> [Material provided]:
++++++++++

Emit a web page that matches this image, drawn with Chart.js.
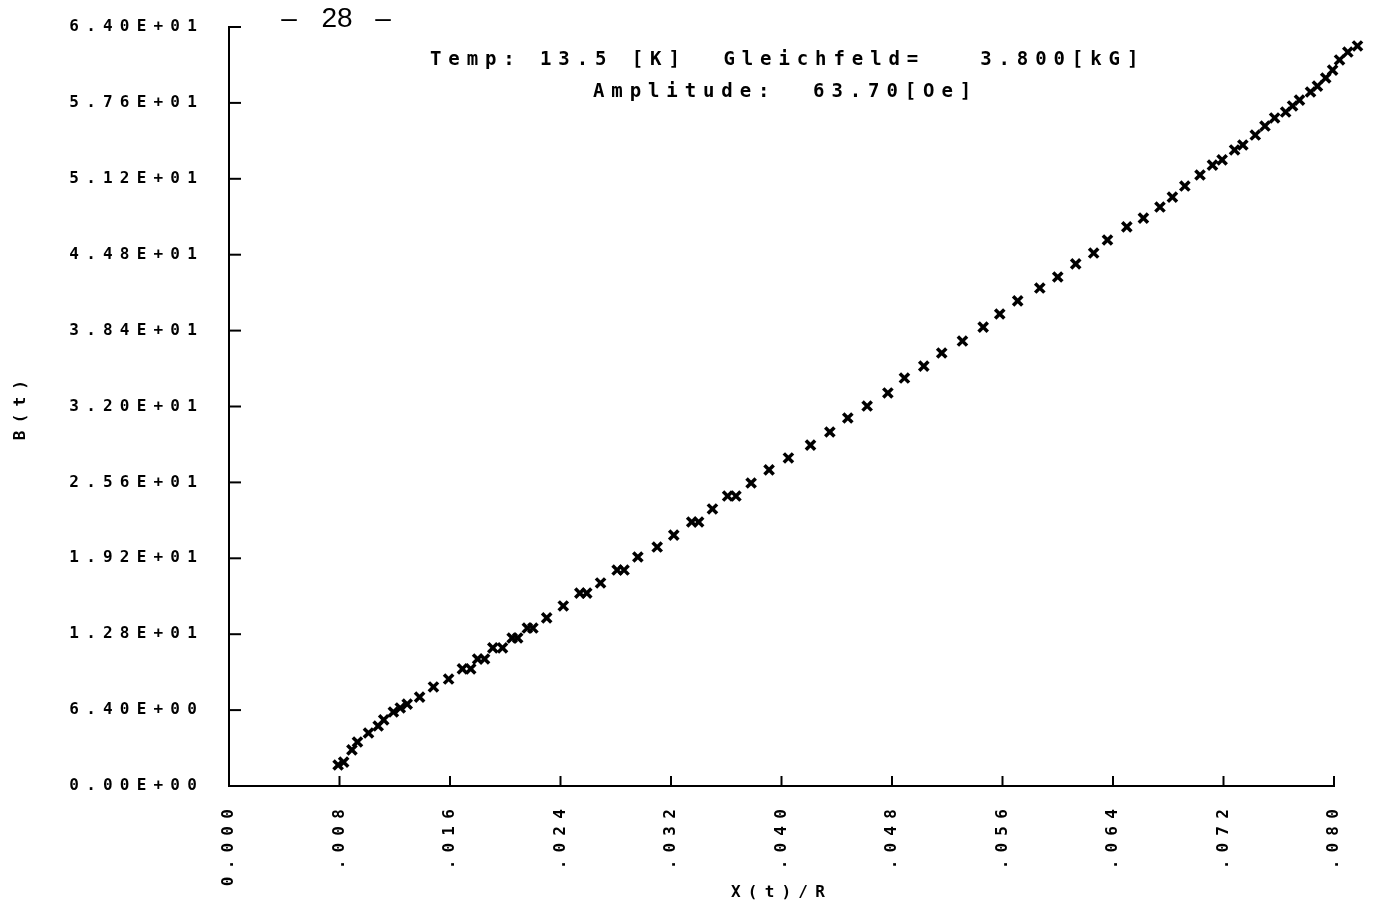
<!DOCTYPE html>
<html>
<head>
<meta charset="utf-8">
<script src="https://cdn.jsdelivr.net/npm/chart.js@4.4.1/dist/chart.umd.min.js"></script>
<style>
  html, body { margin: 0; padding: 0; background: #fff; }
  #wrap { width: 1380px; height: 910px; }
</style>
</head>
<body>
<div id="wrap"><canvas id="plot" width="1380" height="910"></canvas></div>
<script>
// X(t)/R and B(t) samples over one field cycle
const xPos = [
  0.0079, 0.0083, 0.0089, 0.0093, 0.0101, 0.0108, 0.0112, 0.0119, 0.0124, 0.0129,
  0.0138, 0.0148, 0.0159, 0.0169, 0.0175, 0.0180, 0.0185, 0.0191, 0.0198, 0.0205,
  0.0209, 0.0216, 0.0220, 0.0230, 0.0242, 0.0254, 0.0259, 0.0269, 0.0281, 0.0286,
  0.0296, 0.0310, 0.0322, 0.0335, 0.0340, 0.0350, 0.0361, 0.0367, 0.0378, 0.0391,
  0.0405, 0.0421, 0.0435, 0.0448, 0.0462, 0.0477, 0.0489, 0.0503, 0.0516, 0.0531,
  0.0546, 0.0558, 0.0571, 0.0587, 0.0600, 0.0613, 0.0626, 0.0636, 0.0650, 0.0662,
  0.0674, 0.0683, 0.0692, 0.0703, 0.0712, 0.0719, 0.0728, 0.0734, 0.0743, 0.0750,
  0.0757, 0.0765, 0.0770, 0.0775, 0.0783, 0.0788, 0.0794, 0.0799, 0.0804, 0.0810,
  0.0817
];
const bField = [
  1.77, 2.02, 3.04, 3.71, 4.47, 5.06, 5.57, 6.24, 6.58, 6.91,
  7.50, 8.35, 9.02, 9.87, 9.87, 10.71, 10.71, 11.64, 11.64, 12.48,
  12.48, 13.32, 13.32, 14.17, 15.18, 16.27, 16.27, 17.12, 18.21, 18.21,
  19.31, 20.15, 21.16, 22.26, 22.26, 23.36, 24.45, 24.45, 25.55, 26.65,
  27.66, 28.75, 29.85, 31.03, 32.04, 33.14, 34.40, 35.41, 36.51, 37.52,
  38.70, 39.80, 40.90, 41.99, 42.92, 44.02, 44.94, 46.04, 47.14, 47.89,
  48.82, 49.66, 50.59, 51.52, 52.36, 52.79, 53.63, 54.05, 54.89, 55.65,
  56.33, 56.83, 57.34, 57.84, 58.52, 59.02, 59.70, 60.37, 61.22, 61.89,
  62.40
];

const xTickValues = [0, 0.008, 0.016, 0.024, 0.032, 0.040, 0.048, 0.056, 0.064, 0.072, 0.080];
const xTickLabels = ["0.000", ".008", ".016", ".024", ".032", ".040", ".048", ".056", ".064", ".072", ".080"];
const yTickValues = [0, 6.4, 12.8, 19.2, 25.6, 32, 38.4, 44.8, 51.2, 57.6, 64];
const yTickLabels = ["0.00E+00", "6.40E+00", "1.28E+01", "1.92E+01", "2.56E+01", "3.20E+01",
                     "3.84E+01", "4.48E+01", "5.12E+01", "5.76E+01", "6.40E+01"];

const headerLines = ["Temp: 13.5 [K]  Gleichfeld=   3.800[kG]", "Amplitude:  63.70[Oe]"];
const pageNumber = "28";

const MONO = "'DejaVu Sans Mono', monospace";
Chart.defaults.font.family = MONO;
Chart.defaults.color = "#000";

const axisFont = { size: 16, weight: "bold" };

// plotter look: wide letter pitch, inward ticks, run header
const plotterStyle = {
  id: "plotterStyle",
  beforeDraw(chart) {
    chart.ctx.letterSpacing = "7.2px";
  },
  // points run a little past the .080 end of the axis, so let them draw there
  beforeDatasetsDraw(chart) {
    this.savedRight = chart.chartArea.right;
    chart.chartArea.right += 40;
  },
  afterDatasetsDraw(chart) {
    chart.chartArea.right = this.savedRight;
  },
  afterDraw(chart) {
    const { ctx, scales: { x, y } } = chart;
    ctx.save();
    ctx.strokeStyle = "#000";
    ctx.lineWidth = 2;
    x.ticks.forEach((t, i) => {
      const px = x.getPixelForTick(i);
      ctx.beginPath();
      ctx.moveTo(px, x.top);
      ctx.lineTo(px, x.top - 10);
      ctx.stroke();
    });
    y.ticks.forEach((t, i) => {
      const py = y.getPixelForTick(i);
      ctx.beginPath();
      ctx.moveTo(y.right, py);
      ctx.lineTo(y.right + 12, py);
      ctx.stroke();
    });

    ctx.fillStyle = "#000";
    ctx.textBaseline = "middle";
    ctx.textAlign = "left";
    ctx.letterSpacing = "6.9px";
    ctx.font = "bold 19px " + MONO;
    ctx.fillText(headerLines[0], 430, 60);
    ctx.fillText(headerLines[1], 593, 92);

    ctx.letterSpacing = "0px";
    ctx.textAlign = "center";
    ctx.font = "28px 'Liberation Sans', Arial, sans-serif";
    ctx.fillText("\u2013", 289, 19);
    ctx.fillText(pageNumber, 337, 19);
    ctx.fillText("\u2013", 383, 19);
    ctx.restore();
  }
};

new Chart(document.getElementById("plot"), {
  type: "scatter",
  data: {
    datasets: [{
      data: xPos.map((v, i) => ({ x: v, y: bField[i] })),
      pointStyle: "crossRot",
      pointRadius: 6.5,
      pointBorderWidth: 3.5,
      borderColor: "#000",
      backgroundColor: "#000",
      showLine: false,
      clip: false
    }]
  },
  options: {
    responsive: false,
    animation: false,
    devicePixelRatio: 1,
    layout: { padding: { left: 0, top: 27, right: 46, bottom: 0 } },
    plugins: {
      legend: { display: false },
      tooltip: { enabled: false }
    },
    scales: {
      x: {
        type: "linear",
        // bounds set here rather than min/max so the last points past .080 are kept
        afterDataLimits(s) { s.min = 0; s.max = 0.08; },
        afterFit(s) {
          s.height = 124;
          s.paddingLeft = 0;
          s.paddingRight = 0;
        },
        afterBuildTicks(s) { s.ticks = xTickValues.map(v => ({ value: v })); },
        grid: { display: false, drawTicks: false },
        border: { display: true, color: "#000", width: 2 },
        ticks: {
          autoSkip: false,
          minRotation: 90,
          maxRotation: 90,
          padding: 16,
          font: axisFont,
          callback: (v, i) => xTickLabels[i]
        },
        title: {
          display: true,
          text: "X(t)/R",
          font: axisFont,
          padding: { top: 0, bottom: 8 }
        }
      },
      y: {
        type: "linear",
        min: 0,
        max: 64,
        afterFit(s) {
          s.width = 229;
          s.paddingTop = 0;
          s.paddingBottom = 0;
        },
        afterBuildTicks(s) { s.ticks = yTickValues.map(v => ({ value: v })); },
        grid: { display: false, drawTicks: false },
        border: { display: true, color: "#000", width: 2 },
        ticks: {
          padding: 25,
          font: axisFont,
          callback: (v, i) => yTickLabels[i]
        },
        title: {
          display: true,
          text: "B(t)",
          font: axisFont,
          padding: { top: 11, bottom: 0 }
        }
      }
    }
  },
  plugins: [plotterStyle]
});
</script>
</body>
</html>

++++++++++

> [Set exercise]: Word for word, quote the full listing, omitting every picture.

> [Task result]:
Emit a web page that matches this image, drawn with Chart.js.
<!DOCTYPE html>
<html>
<head>
<meta charset="utf-8">
<script src="https://cdn.jsdelivr.net/npm/chart.js@4.4.1/dist/chart.umd.min.js"></script>
<style>
  html, body { margin: 0; padding: 0; background: #fff; }
  #wrap { width: 1380px; height: 910px; }
</style>
</head>
<body>
<div id="wrap"><canvas id="plot" width="1380" height="910"></canvas></div>
<script>
// X(t)/R and B(t) samples over one field cycle
const xPos = [
  0.0079, 0.0083, 0.0089, 0.0093, 0.0101, 0.0108, 0.0112, 0.0119, 0.0124, 0.0129,
  0.0138, 0.0148, 0.0159, 0.0169, 0.0175, 0.0180, 0.0185, 0.0191, 0.0198, 0.0205,
  0.0209, 0.0216, 0.0220, 0.0230, 0.0242, 0.0254, 0.0259, 0.0269, 0.0281, 0.0286,
  0.0296, 0.0310, 0.0322, 0.0335, 0.0340, 0.0350, 0.0361, 0.0367, 0.0378, 0.0391,
  0.0405, 0.0421, 0.0435, 0.0448, 0.0462, 0.0477, 0.0489, 0.0503, 0.0516, 0.0531,
  0.0546, 0.0558, 0.0571, 0.0587, 0.0600, 0.0613, 0.0626, 0.0636, 0.0650, 0.0662,
  0.0674, 0.0683, 0.0692, 0.0703, 0.0712, 0.0719, 0.0728, 0.0734, 0.0743, 0.0750,
  0.0757, 0.0765, 0.0770, 0.0775, 0.0783, 0.0788, 0.0794, 0.0799, 0.0804, 0.0810,
  0.0817
];
const bField = [
  1.77, 2.02, 3.04, 3.71, 4.47, 5.06, 5.57, 6.24, 6.58, 6.91,
  7.50, 8.35, 9.02, 9.87, 9.87, 10.71, 10.71, 11.64, 11.64, 12.48,
  12.48, 13.32, 13.32, 14.17, 15.18, 16.27, 16.27, 17.12, 18.21, 18.21,
  19.31, 20.15, 21.16, 22.26, 22.26, 23.36, 24.45, 24.45, 25.55, 26.65,
  27.66, 28.75, 29.85, 31.03, 32.04, 33.14, 34.40, 35.41, 36.51, 37.52,
  38.70, 39.80, 40.90, 41.99, 42.92, 44.02, 44.94, 46.04, 47.14, 47.89,
  48.82, 49.66, 50.59, 51.52, 52.36, 52.79, 53.63, 54.05, 54.89, 55.65,
  56.33, 56.83, 57.34, 57.84, 58.52, 59.02, 59.70, 60.37, 61.22, 61.89,
  62.40
];

const xTickValues = [0, 0.008, 0.016, 0.024, 0.032, 0.040, 0.048, 0.056, 0.064, 0.072, 0.080];
const xTickLabels = ["0.000", ".008", ".016", ".024", ".032", ".040", ".048", ".056", ".064", ".072", ".080"];
const yTickValues = [0, 6.4, 12.8, 19.2, 25.6, 32, 38.4, 44.8, 51.2, 57.6, 64];
const yTickLabels = ["0.00E+00", "6.40E+00", "1.28E+01", "1.92E+01", "2.56E+01", "3.20E+01",
                     "3.84E+01", "4.48E+01", "5.12E+01", "5.76E+01", "6.40E+01"];

const headerLines = ["Temp: 13.5 [K]  Gleichfeld=   3.800[kG]", "Amplitude:  63.70[Oe]"];
const pageNumber = "28";

const MONO = "'DejaVu Sans Mono', monospace";
Chart.defaults.font.family = MONO;
Chart.defaults.color = "#000";

const axisFont = { size: 16, weight: "bold" };

// plotter look: wide letter pitch, inward ticks, run header
const plotterStyle = {
  id: "plotterStyle",
  beforeDraw(chart) {
    chart.ctx.letterSpacing = "7.2px";
  },
  // points run a little past the .080 end of the axis, so let them draw there
  beforeDatasetsDraw(chart) {
    this.savedRight = chart.chartArea.right;
    chart.chartArea.right += 40;
  },
  afterDatasetsDraw(chart) {
    chart.chartArea.right = this.savedRight;
  },
  afterDraw(chart) {
    const { ctx, scales: { x, y } } = chart;
    ctx.save();
    ctx.strokeStyle = "#000";
    ctx.lineWidth = 2;
    x.ticks.forEach((t, i) => {
      const px = x.getPixelForTick(i);
      ctx.beginPath();
      ctx.moveTo(px, x.top);
      ctx.lineTo(px, x.top - 10);
      ctx.stroke();
    });
    y.ticks.forEach((t, i) => {
      const py = y.getPixelForTick(i);
      ctx.beginPath();
      ctx.moveTo(y.right, py);
      ctx.lineTo(y.right + 12, py);
      ctx.stroke();
    });

    ctx.fillStyle = "#000";
    ctx.textBaseline = "middle";
    ctx.textAlign = "left";
    ctx.letterSpacing = "6.9px";
    ctx.font = "bold 19px " + MONO;
    ctx.fillText(headerLines[0], 430, 60);
    ctx.fillText(headerLines[1], 593, 92);

    ctx.letterSpacing = "0px";
    ctx.textAlign = "center";
    ctx.font = "28px 'Liberation Sans', Arial, sans-serif";
    ctx.fillText("\u2013", 289, 19);
    ctx.fillText(pageNumber, 337, 19);
    ctx.fillText("\u2013", 383, 19);
    ctx.restore();
  }
};

new Chart(document.getElementById("plot"), {
  type: "scatter",
  data: {
    datasets: [{
      data: xPos.map((v, i) => ({ x: v, y: bField[i] })),
      pointStyle: "crossRot",
      pointRadius: 6.5,
      pointBorderWidth: 3.5,
      borderColor: "#000",
      backgroundColor: "#000",
      showLine: false,
      clip: false
    }]
  },
  options: {
    responsive: false,
    animation: false,
    devicePixelRatio: 1,
    layout: { padding: { left: 0, top: 27, right: 46, bottom: 0 } },
    plugins: {
      legend: { display: false },
      tooltip: { enabled: false }
    },
    scales: {
      x: {
        type: "linear",
        // bounds set here rather than min/max so the last points past .080 are kept
        afterDataLimits(s) { s.min = 0; s.max = 0.08; },
        afterFit(s) {
          s.height = 124;
          s.paddingLeft = 0;
          s.paddingRight = 0;
        },
        afterBuildTicks(s) { s.ticks = xTickValues.map(v => ({ value: v })); },
        grid: { display: false, drawTicks: false },
        border: { display: true, color: "#000", width: 2 },
        ticks: {
          autoSkip: false,
          minRotation: 90,
          maxRotation: 90,
          padding: 16,
          font: axisFont,
          callback: (v, i) => xTickLabels[i]
        },
        title: {
          display: true,
          text: "X(t)/R",
          font: axisFont,
          padding: { top: 0, bottom: 8 }
        }
      },
      y: {
        type: "linear",
        min: 0,
        max: 64,
        afterFit(s) {
          s.width = 229;
          s.paddingTop = 0;
          s.paddingBottom = 0;
        },
        afterBuildTicks(s) { s.ticks = yTickValues.map(v => ({ value: v })); },
        grid: { display: false, drawTicks: false },
        border: { display: true, color: "#000", width: 2 },
        ticks: {
          padding: 25,
          font: axisFont,
          callback: (v, i) => yTickLabels[i]
        },
        title: {
          display: true,
          text: "B(t)",
          font: axisFont,
          padding: { top: 11, bottom: 0 }
        }
      }
    }
  },
  plugins: [plotterStyle]
});
</script>
</body>
</html>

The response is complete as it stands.